◆ Stated problem ◆
Omit the pictures and output exactly the lines from the start of the entries through the line containing "cons=consumer))".

-- start of Records for this exercise --

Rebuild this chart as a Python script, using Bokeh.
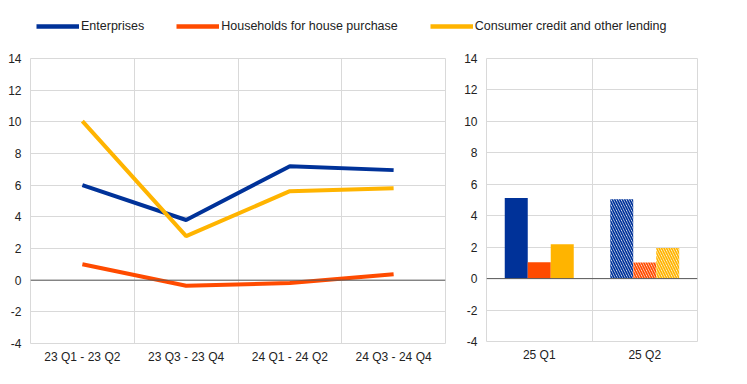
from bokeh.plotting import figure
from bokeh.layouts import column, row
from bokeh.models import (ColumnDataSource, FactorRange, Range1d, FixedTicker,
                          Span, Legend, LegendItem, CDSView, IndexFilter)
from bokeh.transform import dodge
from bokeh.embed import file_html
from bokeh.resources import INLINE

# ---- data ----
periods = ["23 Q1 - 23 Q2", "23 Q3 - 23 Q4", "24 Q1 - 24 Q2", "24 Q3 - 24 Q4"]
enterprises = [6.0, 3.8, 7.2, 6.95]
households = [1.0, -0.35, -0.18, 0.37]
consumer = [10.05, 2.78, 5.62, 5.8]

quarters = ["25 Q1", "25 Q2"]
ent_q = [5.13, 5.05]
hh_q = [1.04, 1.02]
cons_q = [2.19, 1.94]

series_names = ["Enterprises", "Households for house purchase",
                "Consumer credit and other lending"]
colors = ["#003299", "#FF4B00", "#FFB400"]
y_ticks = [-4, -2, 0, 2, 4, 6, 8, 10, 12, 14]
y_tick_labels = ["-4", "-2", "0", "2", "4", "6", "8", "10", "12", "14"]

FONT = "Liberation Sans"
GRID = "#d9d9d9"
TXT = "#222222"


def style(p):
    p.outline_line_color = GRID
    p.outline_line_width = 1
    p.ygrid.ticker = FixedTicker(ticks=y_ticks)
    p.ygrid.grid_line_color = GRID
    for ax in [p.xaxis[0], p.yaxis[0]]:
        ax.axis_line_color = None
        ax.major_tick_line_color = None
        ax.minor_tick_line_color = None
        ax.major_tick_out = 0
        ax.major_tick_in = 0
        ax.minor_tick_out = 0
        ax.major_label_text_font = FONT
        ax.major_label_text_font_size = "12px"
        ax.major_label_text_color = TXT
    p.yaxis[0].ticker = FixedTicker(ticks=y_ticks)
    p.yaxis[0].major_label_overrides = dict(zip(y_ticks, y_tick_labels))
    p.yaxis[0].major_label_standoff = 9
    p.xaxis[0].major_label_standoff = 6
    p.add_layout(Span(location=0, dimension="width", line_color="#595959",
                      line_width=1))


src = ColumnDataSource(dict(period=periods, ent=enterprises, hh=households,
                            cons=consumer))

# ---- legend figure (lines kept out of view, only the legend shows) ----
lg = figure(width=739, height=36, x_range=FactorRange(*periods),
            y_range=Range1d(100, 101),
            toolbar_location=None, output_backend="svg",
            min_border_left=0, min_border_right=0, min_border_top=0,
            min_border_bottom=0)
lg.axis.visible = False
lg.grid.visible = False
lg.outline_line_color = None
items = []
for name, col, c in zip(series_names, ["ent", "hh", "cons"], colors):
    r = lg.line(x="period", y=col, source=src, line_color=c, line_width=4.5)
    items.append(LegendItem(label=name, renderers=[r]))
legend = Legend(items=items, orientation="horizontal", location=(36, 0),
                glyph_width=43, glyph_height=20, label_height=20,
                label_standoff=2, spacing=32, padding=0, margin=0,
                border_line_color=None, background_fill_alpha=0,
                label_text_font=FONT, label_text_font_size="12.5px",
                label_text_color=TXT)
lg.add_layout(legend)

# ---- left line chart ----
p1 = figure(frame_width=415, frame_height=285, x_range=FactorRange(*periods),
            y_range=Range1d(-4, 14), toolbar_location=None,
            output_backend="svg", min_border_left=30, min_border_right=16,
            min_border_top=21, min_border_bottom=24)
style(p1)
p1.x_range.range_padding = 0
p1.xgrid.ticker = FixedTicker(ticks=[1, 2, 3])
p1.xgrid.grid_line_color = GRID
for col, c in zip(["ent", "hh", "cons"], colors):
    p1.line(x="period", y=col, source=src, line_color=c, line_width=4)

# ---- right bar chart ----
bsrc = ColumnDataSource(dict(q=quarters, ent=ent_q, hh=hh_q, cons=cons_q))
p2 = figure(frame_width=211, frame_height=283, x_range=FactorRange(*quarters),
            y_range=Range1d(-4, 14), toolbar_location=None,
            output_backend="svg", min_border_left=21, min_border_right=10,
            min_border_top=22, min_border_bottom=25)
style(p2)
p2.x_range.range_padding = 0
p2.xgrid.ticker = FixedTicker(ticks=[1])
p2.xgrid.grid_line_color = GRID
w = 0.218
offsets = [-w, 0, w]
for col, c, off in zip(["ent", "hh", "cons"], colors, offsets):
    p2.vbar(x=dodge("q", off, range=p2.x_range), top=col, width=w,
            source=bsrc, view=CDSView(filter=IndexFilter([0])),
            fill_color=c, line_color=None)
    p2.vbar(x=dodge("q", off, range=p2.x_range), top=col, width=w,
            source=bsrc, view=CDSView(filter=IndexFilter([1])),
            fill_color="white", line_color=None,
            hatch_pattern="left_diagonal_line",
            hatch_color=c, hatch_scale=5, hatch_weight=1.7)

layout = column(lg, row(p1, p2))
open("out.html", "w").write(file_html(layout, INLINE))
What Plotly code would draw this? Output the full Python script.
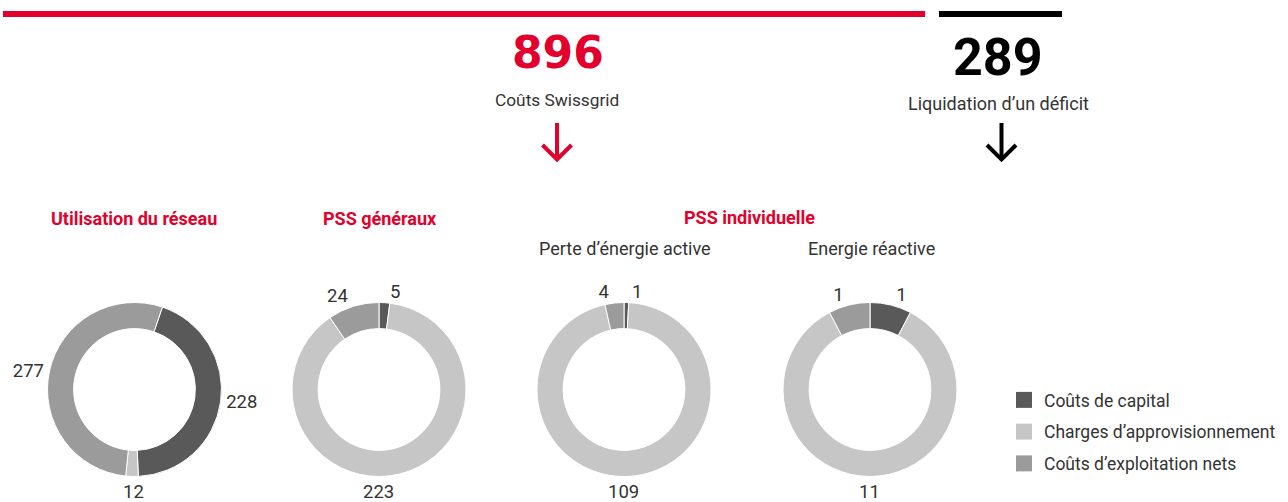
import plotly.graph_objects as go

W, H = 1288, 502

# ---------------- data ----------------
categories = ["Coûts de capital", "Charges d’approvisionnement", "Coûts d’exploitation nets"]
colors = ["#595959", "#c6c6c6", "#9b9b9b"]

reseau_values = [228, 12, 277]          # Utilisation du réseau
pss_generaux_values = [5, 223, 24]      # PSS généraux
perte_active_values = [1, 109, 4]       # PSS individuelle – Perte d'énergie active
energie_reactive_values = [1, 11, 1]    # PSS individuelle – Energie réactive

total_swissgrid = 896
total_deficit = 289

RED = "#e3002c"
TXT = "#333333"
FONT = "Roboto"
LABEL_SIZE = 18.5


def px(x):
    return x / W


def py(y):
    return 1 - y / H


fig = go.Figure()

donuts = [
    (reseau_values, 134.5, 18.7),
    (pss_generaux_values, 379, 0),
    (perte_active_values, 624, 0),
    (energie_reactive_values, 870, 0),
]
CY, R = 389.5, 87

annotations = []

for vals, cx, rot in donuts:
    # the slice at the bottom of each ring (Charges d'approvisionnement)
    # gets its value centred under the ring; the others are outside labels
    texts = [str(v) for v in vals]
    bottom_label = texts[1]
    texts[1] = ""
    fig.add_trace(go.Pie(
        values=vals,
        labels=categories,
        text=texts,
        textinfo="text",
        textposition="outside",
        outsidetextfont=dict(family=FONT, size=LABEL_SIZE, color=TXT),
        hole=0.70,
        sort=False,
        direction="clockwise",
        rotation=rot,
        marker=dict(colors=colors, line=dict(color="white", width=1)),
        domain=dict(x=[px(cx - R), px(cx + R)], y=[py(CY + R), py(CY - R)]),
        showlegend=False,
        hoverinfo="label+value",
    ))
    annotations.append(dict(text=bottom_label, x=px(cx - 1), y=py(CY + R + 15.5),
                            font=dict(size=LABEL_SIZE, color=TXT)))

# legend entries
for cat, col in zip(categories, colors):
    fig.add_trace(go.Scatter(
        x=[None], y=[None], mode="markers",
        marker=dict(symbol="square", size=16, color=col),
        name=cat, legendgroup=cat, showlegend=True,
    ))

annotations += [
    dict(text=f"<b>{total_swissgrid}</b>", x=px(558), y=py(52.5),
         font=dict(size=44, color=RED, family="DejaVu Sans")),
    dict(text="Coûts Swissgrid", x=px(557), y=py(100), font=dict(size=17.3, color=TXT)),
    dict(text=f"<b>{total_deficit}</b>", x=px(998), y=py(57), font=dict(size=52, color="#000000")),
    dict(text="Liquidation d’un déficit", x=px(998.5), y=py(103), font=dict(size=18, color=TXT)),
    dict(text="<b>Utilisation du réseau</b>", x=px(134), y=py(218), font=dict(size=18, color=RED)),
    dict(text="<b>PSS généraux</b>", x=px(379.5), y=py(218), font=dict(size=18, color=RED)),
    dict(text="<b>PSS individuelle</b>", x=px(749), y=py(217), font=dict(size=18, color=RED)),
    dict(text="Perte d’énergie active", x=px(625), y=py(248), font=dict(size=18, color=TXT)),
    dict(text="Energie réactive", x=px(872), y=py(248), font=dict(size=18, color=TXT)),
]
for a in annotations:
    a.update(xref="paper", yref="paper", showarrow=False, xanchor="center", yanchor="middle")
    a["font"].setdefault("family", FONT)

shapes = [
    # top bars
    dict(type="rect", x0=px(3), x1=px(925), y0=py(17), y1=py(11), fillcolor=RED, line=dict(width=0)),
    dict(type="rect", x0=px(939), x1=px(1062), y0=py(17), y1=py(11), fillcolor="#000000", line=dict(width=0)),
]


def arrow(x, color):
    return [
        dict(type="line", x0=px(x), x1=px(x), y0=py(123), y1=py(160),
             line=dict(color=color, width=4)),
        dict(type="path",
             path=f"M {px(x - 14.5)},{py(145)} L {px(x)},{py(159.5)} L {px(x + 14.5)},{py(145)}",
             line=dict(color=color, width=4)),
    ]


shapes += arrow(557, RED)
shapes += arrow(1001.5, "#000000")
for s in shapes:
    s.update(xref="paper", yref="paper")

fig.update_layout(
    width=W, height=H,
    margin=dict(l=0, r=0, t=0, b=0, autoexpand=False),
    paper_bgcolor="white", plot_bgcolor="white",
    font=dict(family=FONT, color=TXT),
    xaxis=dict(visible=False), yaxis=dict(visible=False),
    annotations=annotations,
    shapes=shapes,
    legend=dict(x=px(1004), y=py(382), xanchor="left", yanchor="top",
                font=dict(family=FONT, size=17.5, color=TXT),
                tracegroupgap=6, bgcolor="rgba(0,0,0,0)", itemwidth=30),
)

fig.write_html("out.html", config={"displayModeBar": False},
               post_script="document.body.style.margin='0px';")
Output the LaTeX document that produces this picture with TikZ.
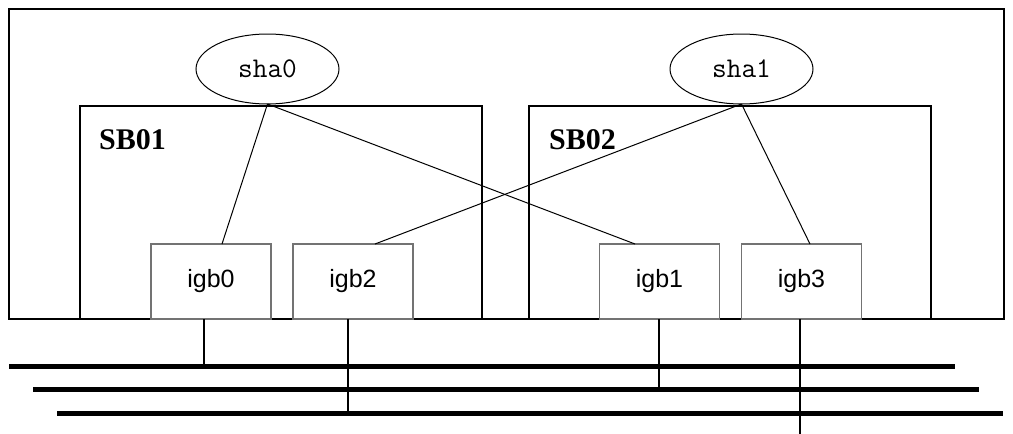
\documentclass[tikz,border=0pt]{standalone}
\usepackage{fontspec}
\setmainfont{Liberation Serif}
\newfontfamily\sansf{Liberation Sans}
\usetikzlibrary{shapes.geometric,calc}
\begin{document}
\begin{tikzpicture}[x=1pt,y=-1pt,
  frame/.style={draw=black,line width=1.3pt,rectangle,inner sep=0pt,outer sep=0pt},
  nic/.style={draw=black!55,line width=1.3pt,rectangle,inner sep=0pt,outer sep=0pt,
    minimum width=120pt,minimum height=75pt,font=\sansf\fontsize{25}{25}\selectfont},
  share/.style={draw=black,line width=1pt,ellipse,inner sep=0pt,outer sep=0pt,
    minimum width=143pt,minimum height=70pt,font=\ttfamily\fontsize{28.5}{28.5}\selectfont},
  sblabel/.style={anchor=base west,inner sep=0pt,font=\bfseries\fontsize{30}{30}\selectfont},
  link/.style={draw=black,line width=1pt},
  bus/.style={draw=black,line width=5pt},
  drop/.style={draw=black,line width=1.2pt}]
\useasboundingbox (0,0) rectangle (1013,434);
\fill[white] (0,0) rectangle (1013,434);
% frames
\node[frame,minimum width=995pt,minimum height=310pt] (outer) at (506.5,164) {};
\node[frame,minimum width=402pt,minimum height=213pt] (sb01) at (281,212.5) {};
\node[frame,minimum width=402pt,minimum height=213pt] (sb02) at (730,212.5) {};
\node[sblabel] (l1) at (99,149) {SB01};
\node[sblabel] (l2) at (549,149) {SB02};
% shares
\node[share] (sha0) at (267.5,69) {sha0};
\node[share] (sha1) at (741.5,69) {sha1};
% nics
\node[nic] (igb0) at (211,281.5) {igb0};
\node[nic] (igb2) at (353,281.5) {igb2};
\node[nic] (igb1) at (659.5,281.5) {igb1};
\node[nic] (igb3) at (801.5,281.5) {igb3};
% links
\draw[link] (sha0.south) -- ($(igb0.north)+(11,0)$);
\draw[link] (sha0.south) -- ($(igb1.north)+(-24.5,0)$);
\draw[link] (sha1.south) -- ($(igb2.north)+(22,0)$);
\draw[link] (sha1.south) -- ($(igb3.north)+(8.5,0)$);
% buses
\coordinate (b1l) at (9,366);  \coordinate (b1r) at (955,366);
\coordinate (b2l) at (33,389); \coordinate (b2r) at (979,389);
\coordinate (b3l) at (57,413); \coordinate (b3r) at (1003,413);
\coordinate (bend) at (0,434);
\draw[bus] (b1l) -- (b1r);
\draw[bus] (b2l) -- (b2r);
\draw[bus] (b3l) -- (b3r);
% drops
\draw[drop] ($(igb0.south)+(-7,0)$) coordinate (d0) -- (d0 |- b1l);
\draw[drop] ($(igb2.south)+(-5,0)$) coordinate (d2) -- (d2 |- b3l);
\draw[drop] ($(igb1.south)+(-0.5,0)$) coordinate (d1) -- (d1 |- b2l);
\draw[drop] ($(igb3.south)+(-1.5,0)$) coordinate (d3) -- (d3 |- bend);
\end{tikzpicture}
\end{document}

-- end of Records for this exercise --

◆ Response for this exercise ◆
Rebuild this chart as a Python script, using Bokeh.
from bokeh.plotting import figure
from bokeh.layouts import column, row
from bokeh.models import (ColumnDataSource, FactorRange, Range1d, FixedTicker,
                          Span, Legend, LegendItem, CDSView, IndexFilter)
from bokeh.transform import dodge
from bokeh.embed import file_html
from bokeh.resources import INLINE

# ---- data ----
periods = ["23 Q1 - 23 Q2", "23 Q3 - 23 Q4", "24 Q1 - 24 Q2", "24 Q3 - 24 Q4"]
enterprises = [6.0, 3.8, 7.2, 6.95]
households = [1.0, -0.35, -0.18, 0.37]
consumer = [10.05, 2.78, 5.62, 5.8]

quarters = ["25 Q1", "25 Q2"]
ent_q = [5.13, 5.05]
hh_q = [1.04, 1.02]
cons_q = [2.19, 1.94]

series_names = ["Enterprises", "Households for house purchase",
                "Consumer credit and other lending"]
colors = ["#003299", "#FF4B00", "#FFB400"]
y_ticks = [-4, -2, 0, 2, 4, 6, 8, 10, 12, 14]
y_tick_labels = ["-4", "-2", "0", "2", "4", "6", "8", "10", "12", "14"]

FONT = "Liberation Sans"
GRID = "#d9d9d9"
TXT = "#222222"


def style(p):
    p.outline_line_color = GRID
    p.outline_line_width = 1
    p.ygrid.ticker = FixedTicker(ticks=y_ticks)
    p.ygrid.grid_line_color = GRID
    for ax in [p.xaxis[0], p.yaxis[0]]:
        ax.axis_line_color = None
        ax.major_tick_line_color = None
        ax.minor_tick_line_color = None
        ax.major_tick_out = 0
        ax.major_tick_in = 0
        ax.minor_tick_out = 0
        ax.major_label_text_font = FONT
        ax.major_label_text_font_size = "12px"
        ax.major_label_text_color = TXT
    p.yaxis[0].ticker = FixedTicker(ticks=y_ticks)
    p.yaxis[0].major_label_overrides = dict(zip(y_ticks, y_tick_labels))
    p.yaxis[0].major_label_standoff = 9
    p.xaxis[0].major_label_standoff = 6
    p.add_layout(Span(location=0, dimension="width", line_color="#595959",
                      line_width=1))


src = ColumnDataSource(dict(period=periods, ent=enterprises, hh=households,
                            cons=consumer))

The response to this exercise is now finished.